Enum’s can only be compared to the same enum type

This is one of the key invariants and advantages of using Enum. The Enum members of two different Enum classes cannot be compared. UserPermission.READ == GroupPermission.READ will return False and the type checker will complain if a GroupPermission is expected and a UserPermission is used.

We get both static type safety and runtime safety.

Note: IntEnum and StrEnum actually break this invariant so be careful when using them.

Using __new__ to enforce invariants

Something I see myself using is the ability to provide additional information along with an Enum value. Suppose we have some software to manage our cookie business. With __new__ we can ensure that every cookie type is marked as vegan or not.


class CookieType(Enum):
    CHOCOLATE_CHIP = ("chocolate chip", False)
    OATMEAL_RAISIN = ("oatmeal raisin", True)

    def __new__(cls, value: str, is_vegan: bool):
        member = object.__new__(cls)
        member._value_ = value
        
        if is_vegan is None:
            raise ValueError("need to know if cookie is vegan or not")

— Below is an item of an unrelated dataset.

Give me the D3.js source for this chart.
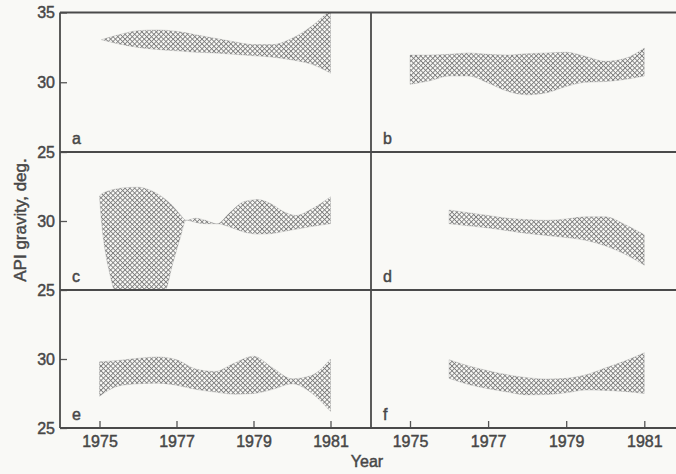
<!DOCTYPE html>
<html>
<head>
<meta charset="utf-8">
<script src="https://cdn.jsdelivr.net/npm/d3@7"></script>
<style>
  body { margin: 0; background: #f9f9f6; }
  svg { display: block; font-family: "Liberation Sans", Arial, sans-serif; }
  text { fill: #474747; stroke: #474747; stroke-width: 0.45px; }
</style>
</head>
<body>
<svg width="676" height="474"></svg>
<script>
// band data: upper and lower API gravity limits per year
var aYears = [1975.05, 1975.5, 1976, 1976.5, 1977, 1977.5, 1978, 1978.5, 1979, 1979.5, 1980, 1980.5, 1981]
var aUpper = [33.05, 33.4, 33.7, 33.75, 33.65, 33.4, 33.15, 32.9, 32.7, 32.7, 33.15, 34.0, 35.2]
var aLower = [33.05, 32.75, 32.5, 32.35, 32.25, 32.15, 32.1, 32.0, 31.9, 31.8, 31.6, 31.3, 30.65]

var bYears = [1975, 1975.5, 1976, 1976.5, 1977, 1977.5, 1978, 1978.5, 1979, 1979.5, 1980, 1980.5, 1981]
var bUpper = [31.95, 31.95, 32.0, 32.1, 32.0, 31.95, 32.05, 32.1, 32.15, 31.85, 31.5, 31.7, 32.45]
var bLower = [29.85, 30.1, 30.45, 30.45, 29.95, 29.35, 29.1, 29.25, 29.7, 30.0, 30.05, 30.2, 30.45]

var cYears = [1975.0, 1975.05, 1975.15, 1975.25, 1975.4, 1975.6, 1976.0, 1976.3, 1976.7, 1976.9, 1977.1, 1977.25,
              1977.5, 1977.75, 1978.05, 1978.4, 1978.75, 1979.1, 1979.45, 1979.8, 1980.1, 1980.5, 1981.0]
var cUpper = [31.8, 31.95, 32.1, 32.2, 32.3, 32.4, 32.45, 32.25, 31.6, 31.1, 30.45, 30.05,
              30.2, 30.05, 29.8, 30.65, 31.4, 31.55, 31.25, 30.65, 30.4, 30.85, 31.75]
var cLower = [31.8, 30.0, 27.8, 26.4, 25.0, 25.0, 25.0, 25.0, 25.0, 26.9, 28.8, 30.05,
              29.9, 29.8, 29.8, 29.55, 29.2, 29.05, 29.08, 29.25, 29.4, 29.6, 29.8]

var dYears = [1976, 1976.5, 1977, 1977.5, 1978, 1978.5, 1979, 1979.5, 1980, 1980.5, 1981]
var dUpper = [30.8, 30.6, 30.4, 30.2, 30.1, 30.05, 30.15, 30.3, 30.3, 29.75, 29.0]
var dLower = [29.8, 29.65, 29.5, 29.3, 29.1, 28.95, 28.8, 28.6, 28.2, 27.6, 26.8]

var eYears = [1975, 1975.5, 1976, 1976.5, 1977, 1977.5, 1978, 1978.5, 1979, 1979.5, 1980, 1980.5, 1981]
var eUpper = [29.8, 29.9, 30.05, 30.15, 29.95, 29.27, 29.1, 29.7, 30.2, 29.35, 28.57, 28.8, 30.0]
var eLower = [27.3, 28.05, 28.2, 28.25, 28.1, 27.8, 27.6, 27.45, 27.5, 27.8, 28.2, 27.56, 26.2]

var fYears = [1976, 1976.5, 1977, 1977.5, 1978, 1978.5, 1979, 1979.5, 1980, 1980.5, 1981]
var fUpper = [29.95, 29.5, 29.15, 28.85, 28.65, 28.55, 28.6, 28.85, 29.35, 29.85, 30.45]
var fLower = [28.6, 28.15, 27.85, 27.6, 27.4, 27.42, 27.55, 27.75, 27.72, 27.65, 27.5]

var xTicks = [1975, 1977, 1979, 1981]
var letters = ["a", "b", "c", "d", "e", "f"]

var svg = d3.select("svg")

// layout
var colX = [60, 371], rightEdge = 676
var rowY = [12.5, 152, 290, 428]
var xs = [
  d3.scaleLinear().domain([1975, 1981]).range([99.5, 330.5]),
  d3.scaleLinear().domain([1975, 1981]).range([410, 644.3])
]
var ys = [0, 1, 2].map(function(r) {
  return d3.scaleLinear().domain([25, 35]).range([rowY[r + 1], rowY[r]])
})

function toRows(years, up, lo) {
  return years.map(function(y, i) { return { x: y, hi: up[i], lo: lo[i] } })
}
var panels = [
  toRows(aYears, aUpper, aLower), toRows(bYears, bUpper, bLower),
  toRows(cYears, cUpper, cLower), toRows(dYears, dUpper, dLower),
  toRows(eYears, eUpper, eLower), toRows(fYears, fUpper, fLower)
]

// crosshatch
var defs = svg.append("defs")
defs.append("pattern")
    .attr("id", "hatch")
    .attr("patternUnits", "userSpaceOnUse")
    .attr("width", 3.4).attr("height", 3.4)
    .attr("patternTransform", "rotate(45)")
  .append("path")
    .attr("d", "M0,0.5H3.4M0.5,0V3.4")
    .attr("stroke", "#7c7c7c")
    .attr("stroke-width", 0.9)

panels.forEach(function(data, i) {
  var col = i % 2, row = Math.floor(i / 2)
  var x = xs[col], y = ys[row]
  var x0 = colX[col], x1 = col === 0 ? colX[1] : rightEdge

  defs.append("clipPath").attr("id", "clip" + i)
    .append("rect")
      .attr("x", x0).attr("y", rowY[row])
      .attr("width", x1 - x0).attr("height", rowY[row + 1] - rowY[row])

  var area = d3.area()
      .x(function(d) { return x(d.x) })
      .y0(function(d) { return y(d.lo) })
      .y1(function(d) { return y(d.hi) })
      .curve(d3.curveMonotoneX)

  svg.append("path")
      .datum(data)
      .attr("clip-path", "url(#clip" + i + ")")
      .attr("d", area)
      .attr("fill", "url(#hatch)")
      .attr("stroke", "#9a9a9a")
      .attr("stroke-width", 0.3)

  svg.append("text")
      .attr("x", x0 + 12)
      .attr("y", rowY[row + 1] - 8)
      .text(letters[i])
      .style("font-size", "16px")
})

// y axes on the left column
ys.forEach(function(y, r) {
  var g = svg.append("g")
      .attr("transform", "translate(" + colX[0] + ",0)")
      .call(d3.axisLeft(y).tickValues(r === 0 ? [35, 30, 25] : [30, 25]).tickSize(-7).tickPadding(5))
  g.select(".domain").remove()
  g.selectAll("line").attr("stroke", "#555").attr("stroke-width", 1.3)
  g.selectAll("text").attr("fill", null).style("font-size", "16px").style("font-family", "Liberation Sans, Arial, sans-serif")
})

// x axes along the bottom
xs.forEach(function(x) {
  var g = svg.append("g")
      .attr("transform", "translate(0," + rowY[3] + ")")
      .call(d3.axisBottom(x).tickValues(xTicks).tickFormat(d3.format("d")).tickSize(-7).tickPadding(8))
  g.select(".domain").remove()
  g.selectAll("line").attr("stroke", "#555").attr("stroke-width", 1.3)
  g.selectAll("text").attr("fill", null).style("font-size", "16px").style("font-family", "Liberation Sans, Arial, sans-serif")
})

// frame
rowY.forEach(function(yy) {
  svg.append("line")
      .attr("x1", colX[0]).attr("x2", rightEdge)
      .attr("y1", yy).attr("y2", yy)
      .attr("stroke", "#4a4a4a").attr("stroke-width", 1.8)
})
colX.forEach(function(xx) {
  svg.append("line")
      .attr("x1", xx).attr("x2", xx)
      .attr("y1", rowY[0]).attr("y2", rowY[3])
      .attr("stroke", "#4a4a4a").attr("stroke-width", 1.8)
})

// axis titles
svg.append("text")
    .attr("text-anchor", "middle")
    .attr("transform", "translate(26,220) rotate(-90)")
    .text("API gravity, deg.")
    .style("font-size", "17px")

svg.append("text")
    .attr("text-anchor", "middle")
    .attr("x", 367)
    .attr("y", 467)
    .text("Year")
    .style("font-size", "16px")
</script>
</body>
</html>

        member.is_vegan = is_vegan
        return member

    @classmethod
    def get_vegan_cookies(cls) -> list[str]:
        return [cookie.value for cookie in cls if cookie.is_vegan]

# We can easily inform our vegan conscious customers! 
print(CookieType.get_vegan_cookies())

Yes we could use a dict to store a mapping like,

cookie_is_vegan_by_type = {
    CookieType.CHOCOLATE_CHIP: False,
    CookieType.OATMEAL_RAISIN: True,
    ...
}

But then we lose the benefits of the runtime check. We could accidentally forget to update the dict when we add a new cookie type.

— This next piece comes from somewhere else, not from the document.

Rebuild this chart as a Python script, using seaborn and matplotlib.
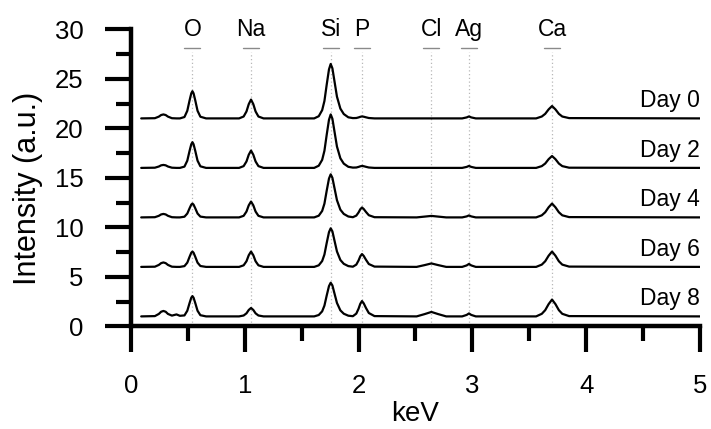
import numpy as np
import pandas as pd
import matplotlib
matplotlib.use("Agg")
import matplotlib.pyplot as plt
import seaborn as sns
from matplotlib.ticker import MultipleLocator

# ---- data ----
kev = [0.09, 0.21, 0.245, 0.265, 0.285, 0.305, 0.325, 0.36, 0.40, 0.43,
       0.47, 0.495, 0.515, 0.53, 0.54, 0.55, 0.565, 0.585, 0.61, 0.66,
       0.95, 0.99, 1.015, 1.035, 1.055, 1.075, 1.095, 1.12, 1.165,
       1.61, 1.65, 1.68, 1.70, 1.72, 1.74, 1.755, 1.77, 1.79, 1.81, 1.84, 1.87, 1.91,
       1.95, 1.98, 2.00, 2.015, 2.03, 2.045, 2.065, 2.09, 2.14,
       2.51, 2.58, 2.64, 2.70, 2.77,
       2.91, 2.95, 2.97, 2.99, 3.03,
       3.56, 3.61, 3.64, 3.67, 3.70, 3.73, 3.76, 3.79, 3.85,
       5.00]

day0 = [0, 0.02, 0.18, 0.34, 0.4, 0.34, 0.18, 0.02, 0, 0,
        0.14, 0.77, 1.82, 2.53, 2.75, 2.53, 1.82, 0.77, 0.17, 0,
        0, 0.19, 0.7, 1.44, 1.9, 1.44, 0.7, 0.19, 0,
        0, 0.22, 0.83, 1.76, 3.41, 4.95, 5.5, 5.06, 3.63, 2.2, 0.99, 0.44, 0.11,
        0.03, 0.04, 0.1, 0.16, 0.2, 0.17, 0.11, 0.04, 0,
        0, 0, 0, 0, 0,
        0, 0.1, 0.2, 0.1, 0,
        0, 0.19, 0.46, 0.91, 1.25, 0.91, 0.46, 0.19, 0.03,
        0]

day2 = [0, 0.02, 0.14, 0.26, 0.3, 0.26, 0.14, 0.02, 0, 0,
        0.13, 0.73, 1.72, 2.39, 2.6, 2.39, 1.72, 0.73, 0.16, 0,
        0, 0.18, 0.65, 1.33, 1.75, 1.33, 0.65, 0.18, 0,
        0, 0.22, 0.81, 1.73, 3.35, 4.86, 5.4, 4.97, 3.56, 2.16, 0.97, 0.43, 0.11,
        0.03, 0.04, 0.1, 0.16, 0.2, 0.17, 0.11, 0.04, 0,
        0, 0, 0, 0, 0,
        0, 0.1, 0.2, 0.1, 0,
        0, 0.18, 0.44, 0.88, 1.2, 0.88, 0.44, 0.18, 0.02,
        0]

day4 = [0, 0.02, 0.16, 0.3, 0.35, 0.3, 0.16, 0.02, 0, 0,
        0.07, 0.39, 0.92, 1.29, 1.4, 1.29, 0.92, 0.39, 0.08, 0,
        0, 0.16, 0.59, 1.22, 1.6, 1.22, 0.59, 0.16, 0,
        0, 0.17, 0.65, 1.39, 2.7, 3.92, 4.35, 4.0, 2.87, 1.74, 0.78, 0.35, 0.09,
        0.02, 0.18, 0.5, 0.82, 1.0, 0.85, 0.55, 0.22, 0.02,
        0, 0.08, 0.15, 0.08, 0,
        0, 0.1, 0.2, 0.1, 0,
        0, 0.21, 0.52, 1.02, 1.4, 1.02, 0.52, 0.21, 0.03,
        0]

day6 = [0, 0.02, 0.2, 0.38, 0.45, 0.38, 0.2, 0.02, 0, 0,
        0.08, 0.43, 1.02, 1.43, 1.55, 1.43, 1.02, 0.43, 0.09, 0,
        0, 0.16, 0.57, 1.18, 1.55, 1.18, 0.57, 0.16, 0,
        0, 0.16, 0.59, 1.25, 2.42, 3.51, 3.9, 3.59, 2.57, 1.56, 0.7, 0.31, 0.08,
        0.02, 0.23, 0.65, 1.07, 1.3, 1.11, 0.72, 0.29, 0.03,
        0, 0.18, 0.35, 0.18, 0,
        0, 0.15, 0.3, 0.15, 0,
        0, 0.23, 0.57, 1.13, 1.55, 1.13, 0.57, 0.23, 0.03,
        0]

day8 = [0, 0.03, 0.25, 0.47, 0.55, 0.47, 0.25, 0.08, 0.2, 0.06,
        0.1, 0.57, 1.35, 1.89, 2.05, 1.89, 1.35, 0.57, 0.12, 0,
        0, 0.09, 0.31, 0.65, 0.85, 0.65, 0.31, 0.09, 0,
        0, 0.14, 0.51, 1.09, 2.11, 3.06, 3.4, 3.13, 2.24, 1.36, 0.61, 0.27, 0.07,
        0.02, 0.28, 0.78, 1.27, 1.55, 1.32, 0.85, 0.34, 0.03,
        0, 0.23, 0.45, 0.23, 0,
        0, 0.15, 0.3, 0.15, 0,
        0, 0.26, 0.63, 1.24, 1.7, 1.24, 0.63, 0.26, 0.03,
        0]

days = ["Day 0", "Day 2", "Day 4", "Day 6", "Day 8"]
offsets = [21, 16, 11, 6, 1]
spectra = [day0, day2, day4, day6, day8]

elements = ["O", "Na", "Si", "P", "Cl", "Ag", "Ca"]
element_kev = [0.54, 1.055, 1.755, 2.03, 2.64, 2.97, 3.70]

# ---- style ----
sns.set_style("ticks")
plt.rcParams["font.family"] = ["Liberation Sans", "DejaVu Sans"]
plt.rcParams["text.color"] = "black"
plt.rcParams["axes.labelcolor"] = "black"
plt.rcParams["xtick.color"] = "black"
plt.rcParams["ytick.color"] = "black"

fig = plt.figure(figsize=(7.11, 4.29), dpi=100)
ax = fig.add_axes([0.1842, 0.2394, 0.8003, 0.6923])

rows = []
for d, off, vals in zip(days, offsets, spectra):
    for x, v in zip(kev, vals):
        rows.append({"keV": x, "Intensity": v + off, "Day": d})
df = pd.DataFrame(rows)

# element guide lines
ax.vlines(element_kev, 0, 27.7, colors="#b8b8b8", linestyles=(0, (1, 2)),
          linewidth=0.9, zorder=1)
for ek, el in zip(element_kev, elements):
    ax.plot([ek - 0.07, ek + 0.07], [28.1, 28.1], color="#8a8a8a", lw=1.0,
            clip_on=False, zorder=1)
    ax.text(ek, 30.0, el, ha="center", va="center", fontsize=16.5)

sns.lineplot(data=df, x="keV", y="Intensity", hue="Day",
             palette=["black"] * 5, estimator=None, sort=False,
             legend=False, linewidth=1.6, ax=ax, zorder=3)

for d, off in zip(days, offsets):
    ax.text(5.0, off + 1.15, d, ha="right", va="baseline", fontsize=16.5)

ax.set_xlim(0, 5)
ax.set_ylim(0, 30)
ax.xaxis.set_major_locator(MultipleLocator(1))
ax.xaxis.set_minor_locator(MultipleLocator(0.5))
ax.yaxis.set_major_locator(MultipleLocator(5))
ax.yaxis.set_minor_locator(MultipleLocator(2.5))

for s in ["top", "right"]:
    ax.spines[s].set_visible(False)
for s in ["left", "bottom"]:
    ax.spines[s].set_linewidth(3.2)
    ax.spines[s].set_color("black")

ax.tick_params(which="major", direction="out", length=19, width=3,
               pad=15, labelsize=18.5, color="black")
ax.tick_params(which="minor", direction="out", length=11, width=3,
               color="black")

ax.set_xlabel("keV", fontsize=20)
ax.set_ylabel("Intensity (a.u.)", fontsize=22)
ax.xaxis.label.set_va("center")
ax.xaxis.set_label_coords(0.5, -0.295)
ax.yaxis.label.set_va("center")
ax.yaxis.set_label_coords(-0.181, 0.466)

fig.savefig("out.png", dpi=100)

It’s also nice to just be able to access the property easily on the Enum member itself: CookieType.CHOCOLATE_CHIP.is_vegan.

The power of enum.Flag

We talked about the advantage of using Enum in our unix file permission example, but how would we represent a permission like rw-r--r--? Would we need to define our Enum classes like this:

class UserUnixPermission(Enum):
    NONE = 0
    READ = 1
    WRITE = 2
    EXECUTE = 3
    READ_WRITE = 4
    READ_EXECUTE = 5
    WRITE_EXECUTE = 6
    READ_WRITE_EXECUTE = 7

class GroupUnixPermission(Enum):
    NONE = 0
    READ = 1
    WRITE = 2
    ...

...

That seems like a heavy cost for the benefit.

We’ll need to pass a unix file permission around as a tuple (user_permission, group_permission, world_permission). If we want a function that checks if the file is executable by anyone at all then we’ll have to check every value in the tuple and check if some form of _EXECUTE is set.

We can greatly simplify all of this with the Flag enum.

Flag is the same as Enum, but its members support the bitwise operators & (AND), | (OR), ^ (XOR), and ~ (INVERT); the results of those operations are (aliases of) members of the enumeration.

Using Flag our Enum looks like this,

class FilePermission(Flag):
    USER_READ = auto()
    USER_WRITE = auto()
    USER_EXECUTE = auto()

    GROUP_READ = auto()
    GROUP_WRITE = auto()
    GROUP_EXECUTE = auto()

    WORLD_READ = auto()
    WORLD_WRITE = auto()
    WORLD_EXECUTE = auto()

Now rw-r--r-- can be represented as USER_READ | USER_WRITE | GROUP_READ | WORLD_READ.

We can even set variables like ANY_READ = USER_READ | GROUP_READ | WORLD_READ and use it in functions,

def has_read_permission(p: FilePermission):
    return p & ANY_READ != 0    

The advantage of a Flag over some sort of bit array is that the resulting code is more readable and less likely to introduce errors. Just like how Enum provides a little extra safety and readability compared to using native str or int types.

My one feature request

I wish mypy could check if match statements are exhaustive.

def handle_file(f: File, permissions: FilePermission):
    match permissions:  # throws non-exhaustive mypy error !
        case FilePermission.USER_READ:
            print("file handled.")
    
    return

There does seem to be a way to support this, but it doesn’t feel super ergonomic.

Overall though I’m very happy with the introduction of Enum and its features in Python 3.4+. I have a tendency to misspell things and I can already feel the benefits of avoiding obvious string typos: "receive" != "recieve".